━━━ Material to process
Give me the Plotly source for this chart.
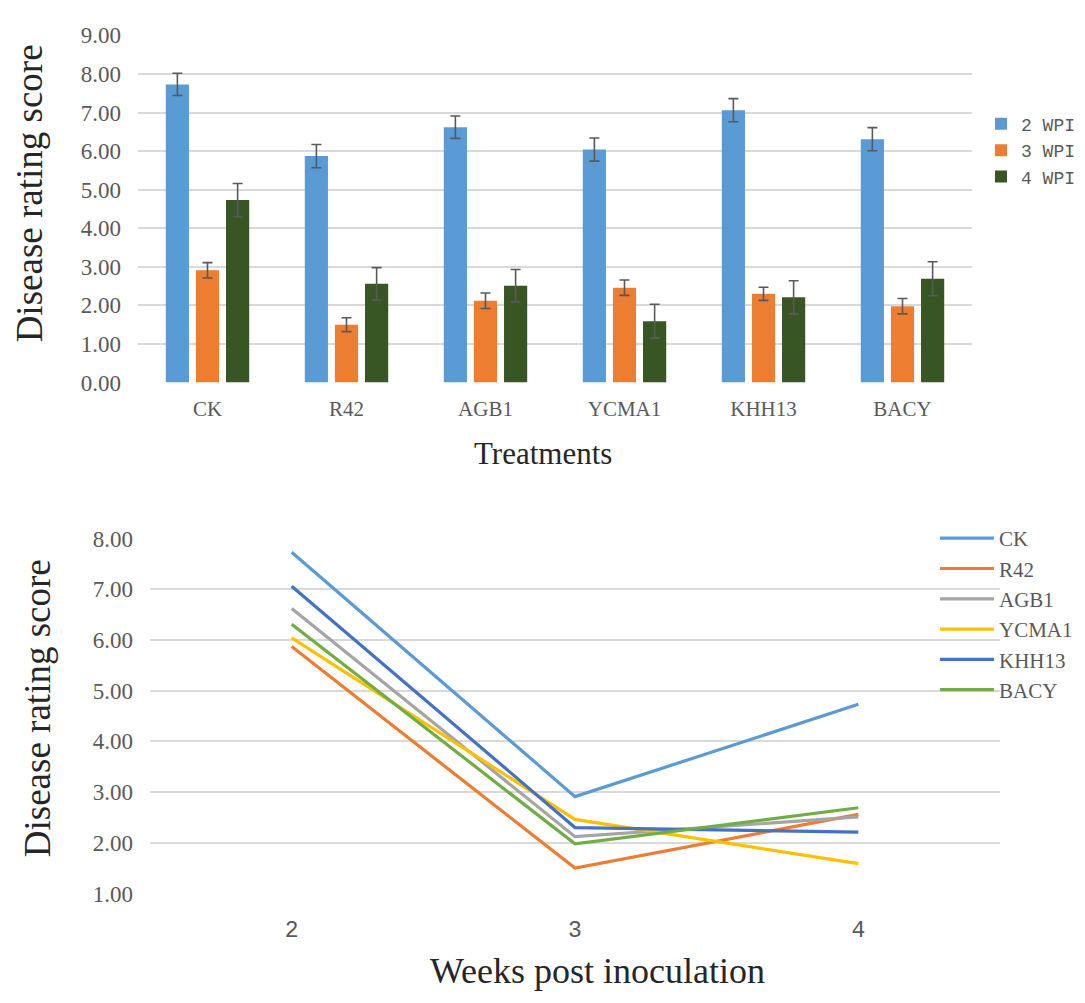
import plotly.graph_objects as go

# Treatments and sampling weeks
treatments = ["CK", "R42", "AGB1", "YCMA1", "KHH13", "BACY"]
weeks = [2, 3, 4]
week_labels = ["2 WPI", "3 WPI", "4 WPI"]

# Mean disease rating score per treatment at each week
wpi2 = [7.73, 5.87, 6.62, 6.04, 7.06, 6.31]
wpi3 = [2.91, 1.50, 2.12, 2.46, 2.30, 1.98]
wpi4 = [4.73, 2.56, 2.51, 1.59, 2.21, 2.69]

# Standard errors
err2 = [0.29, 0.30, 0.29, 0.30, 0.30, 0.30]
err3 = [0.20, 0.18, 0.20, 0.20, 0.17, 0.20]
err4 = [0.43, 0.42, 0.42, 0.44, 0.43, 0.44]

bar_colors = ["#5B9BD5", "#ED7D31", "#375623"]
line_colors = ["#5B9BD5", "#ED7D31", "#A5A5A5", "#FFC000", "#4472C4", "#70AD47"]

SERIF = "Liberation Serif"
MONO = "Liberation Mono"
TICK_GREY = "#595959"
GRID = "#D9D9D9"

W, H = 1085, 1003


def px_x(v):
    return v / W


def px_y(v):
    return 1 - v / H


fig = go.Figure()

# Grouped bars with error bars
for name, vals, errs, col in zip(week_labels, [wpi2, wpi3, wpi4], [err2, err3, err4], bar_colors):
    fig.add_trace(go.Bar(
        x=treatments, y=vals, name=name,
        marker=dict(color=col, line=dict(width=0)),
        error_y=dict(type="data", array=errs, visible=True,
                     color="#595959", thickness=1.6, width=5),
        xaxis="x", yaxis="y", legend="legend",
    ))

# Time course lines, one per treatment
by_week = list(zip(wpi2, wpi3, wpi4))
for i, t in enumerate(treatments):
    fig.add_trace(go.Scatter(
        x=weeks, y=list(by_week[i]), name=t, mode="lines",
        line=dict(color=line_colors[i], width=3.2),
        xaxis="x2", yaxis="y2", legend="legend2",
    ))

fig.update_layout(
    width=W, height=H,
    margin=dict(l=0, r=0, t=0, b=0),
    paper_bgcolor="white", plot_bgcolor="white",
    barmode="group", bargap=0.35, bargroupgap=0.23,
    font=dict(family=SERIF, color=TICK_GREY),
    xaxis=dict(
        domain=[px_x(138), px_x(972)], anchor="y",
        showgrid=False, showline=False, zeroline=False,
        tickfont=dict(family=SERIF, size=21, color=TICK_GREY),
        ticks="", ticklabelstandoff=11,
    ),
    yaxis=dict(
        domain=[px_y(380), px_y(24)], anchor="x",
        range=[0, 9], dtick=1, tickformat=".2f",
        showgrid=True, gridcolor=GRID, gridwidth=1.5,
        zeroline=False, showline=False,
        tickfont=dict(family=SERIF, size=23, color=TICK_GREY),
        ticks="", ticklabelstandoff=16,
    ),
    xaxis2=dict(
        domain=[px_x(150), px_x(1000)], anchor="y2",
        range=[1.5, 4.5], tickvals=weeks, ticktext=[str(w) for w in weeks],
        showgrid=False, showline=False, zeroline=False,
        tickfont=dict(family=MONO, size=23, color=TICK_GREY),
        ticks="", ticklabelstandoff=20,
    ),
    yaxis2=dict(
        domain=[px_y(904), px_y(540)], anchor="x2",
        range=[1, 8], dtick=1, tickformat=".2f",
        showgrid=True, gridcolor=GRID, gridwidth=1.5,
        zeroline=False, showline=False,
        tickfont=dict(family=SERIF, size=23, color=TICK_GREY),
        ticks="", ticklabelstandoff=16,
    ),
    legend=dict(
        x=px_x(981), y=px_y(96), xanchor="left", yanchor="top",
        font=dict(family=MONO, size=18, color=TICK_GREY),
        bgcolor="rgba(0,0,0,0)", itemwidth=30, tracegroupgap=0,
        itemclick=False, itemdoubleclick=False,
    ),
    legend2=dict(
        x=px_x(935), y=px_y(519), xanchor="left", yanchor="top",
        font=dict(family=SERIF, size=21, color=TICK_GREY),
        bgcolor="rgba(0,0,0,0)", itemwidth=54, tracegroupgap=0,
        itemclick=False, itemdoubleclick=False,
    ),
    showlegend=True,
)

# Axis titles
title_color = "#262626"
for text, x, y, angle, size in [
    ("Disease rating score", 29, 186, -90, 37),
    ("Treatments", 543, 453, 0, 31),
    ("Disease rating score", 37, 714, -90, 37),
    ("Weeks post inoculation", 597, 984, 0, 36),
]:
    fig.add_annotation(text=text, x=px_x(x), y=px_y(y),
                       xref="paper", yref="paper", textangle=angle,
                       xanchor="center", yanchor="middle", showarrow=False,
                       font=dict(family=SERIF, size=size, color=title_color))

fig.write_html("out.html")
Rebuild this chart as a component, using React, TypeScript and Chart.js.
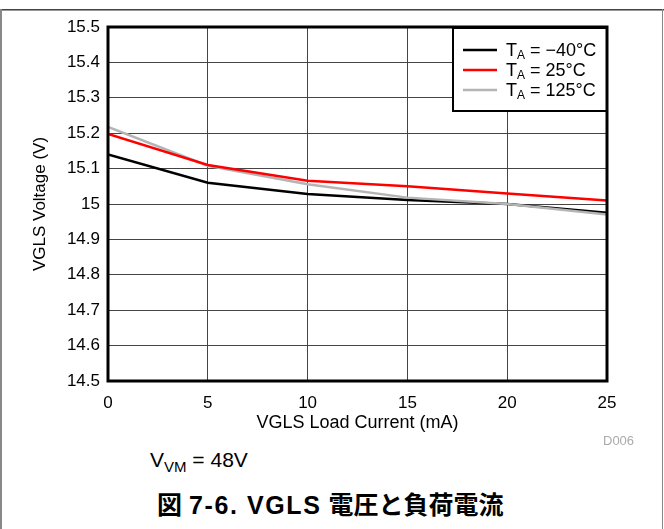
━━━━━━
### Exercise aim:
Write out the listing word for word, omitting the pictures it holds.

### Result of this task:
Give me the Plotly source for this chart.
import plotly.graph_objects as go

# Treatments and sampling weeks
treatments = ["CK", "R42", "AGB1", "YCMA1", "KHH13", "BACY"]
weeks = [2, 3, 4]
week_labels = ["2 WPI", "3 WPI", "4 WPI"]

# Mean disease rating score per treatment at each week
wpi2 = [7.73, 5.87, 6.62, 6.04, 7.06, 6.31]
wpi3 = [2.91, 1.50, 2.12, 2.46, 2.30, 1.98]
wpi4 = [4.73, 2.56, 2.51, 1.59, 2.21, 2.69]

# Standard errors
err2 = [0.29, 0.30, 0.29, 0.30, 0.30, 0.30]
err3 = [0.20, 0.18, 0.20, 0.20, 0.17, 0.20]
err4 = [0.43, 0.42, 0.42, 0.44, 0.43, 0.44]

bar_colors = ["#5B9BD5", "#ED7D31", "#375623"]
line_colors = ["#5B9BD5", "#ED7D31", "#A5A5A5", "#FFC000", "#4472C4", "#70AD47"]

SERIF = "Liberation Serif"
MONO = "Liberation Mono"
TICK_GREY = "#595959"
GRID = "#D9D9D9"

W, H = 1085, 1003


def px_x(v):
    return v / W


def px_y(v):
    return 1 - v / H


fig = go.Figure()

# Grouped bars with error bars
for name, vals, errs, col in zip(week_labels, [wpi2, wpi3, wpi4], [err2, err3, err4], bar_colors):
    fig.add_trace(go.Bar(
        x=treatments, y=vals, name=name,
        marker=dict(color=col, line=dict(width=0)),
        error_y=dict(type="data", array=errs, visible=True,
                     color="#595959", thickness=1.6, width=5),
        xaxis="x", yaxis="y", legend="legend",
    ))

# Time course lines, one per treatment
by_week = list(zip(wpi2, wpi3, wpi4))
for i, t in enumerate(treatments):
    fig.add_trace(go.Scatter(
        x=weeks, y=list(by_week[i]), name=t, mode="lines",
        line=dict(color=line_colors[i], width=3.2),
        xaxis="x2", yaxis="y2", legend="legend2",
    ))

fig.update_layout(
    width=W, height=H,
    margin=dict(l=0, r=0, t=0, b=0),
    paper_bgcolor="white", plot_bgcolor="white",
    barmode="group", bargap=0.35, bargroupgap=0.23,
    font=dict(family=SERIF, color=TICK_GREY),
    xaxis=dict(
        domain=[px_x(138), px_x(972)], anchor="y",
        showgrid=False, showline=False, zeroline=False,
        tickfont=dict(family=SERIF, size=21, color=TICK_GREY),
        ticks="", ticklabelstandoff=11,
    ),
    yaxis=dict(
        domain=[px_y(380), px_y(24)], anchor="x",
        range=[0, 9], dtick=1, tickformat=".2f",
        showgrid=True, gridcolor=GRID, gridwidth=1.5,
        zeroline=False, showline=False,
        tickfont=dict(family=SERIF, size=23, color=TICK_GREY),
        ticks="", ticklabelstandoff=16,
    ),
    xaxis2=dict(
        domain=[px_x(150), px_x(1000)], anchor="y2",
        range=[1.5, 4.5], tickvals=weeks, ticktext=[str(w) for w in weeks],
        showgrid=False, showline=False, zeroline=False,
        tickfont=dict(family=MONO, size=23, color=TICK_GREY),
        ticks="", ticklabelstandoff=20,
    ),
    yaxis2=dict(
        domain=[px_y(904), px_y(540)], anchor="x2",
        range=[1, 8], dtick=1, tickformat=".2f",
        showgrid=True, gridcolor=GRID, gridwidth=1.5,
        zeroline=False, showline=False,
        tickfont=dict(family=SERIF, size=23, color=TICK_GREY),
        ticks="", ticklabelstandoff=16,
    ),
    legend=dict(
        x=px_x(981), y=px_y(96), xanchor="left", yanchor="top",
        font=dict(family=MONO, size=18, color=TICK_GREY),
        bgcolor="rgba(0,0,0,0)", itemwidth=30, tracegroupgap=0,
        itemclick=False, itemdoubleclick=False,
    ),
    legend2=dict(
        x=px_x(935), y=px_y(519), xanchor="left", yanchor="top",
        font=dict(family=SERIF, size=21, color=TICK_GREY),
        bgcolor="rgba(0,0,0,0)", itemwidth=54, tracegroupgap=0,
        itemclick=False, itemdoubleclick=False,
    ),
    showlegend=True,
)

# Axis titles
title_color = "#262626"
for text, x, y, angle, size in [
    ("Disease rating score", 29, 186, -90, 37),
    ("Treatments", 543, 453, 0, 31),
    ("Disease rating score", 37, 714, -90, 37),
    ("Weeks post inoculation", 597, 984, 0, 36),
]:
    fig.add_annotation(text=text, x=px_x(x), y=px_y(y),
                       xref="paper", yref="paper", textangle=angle,
                       xanchor="center", yanchor="middle", showarrow=False,
                       font=dict(family=SERIF, size=size, color=title_color))

fig.write_html("out.html")
Rebuild this chart as a component, using React, TypeScript and Chart.js.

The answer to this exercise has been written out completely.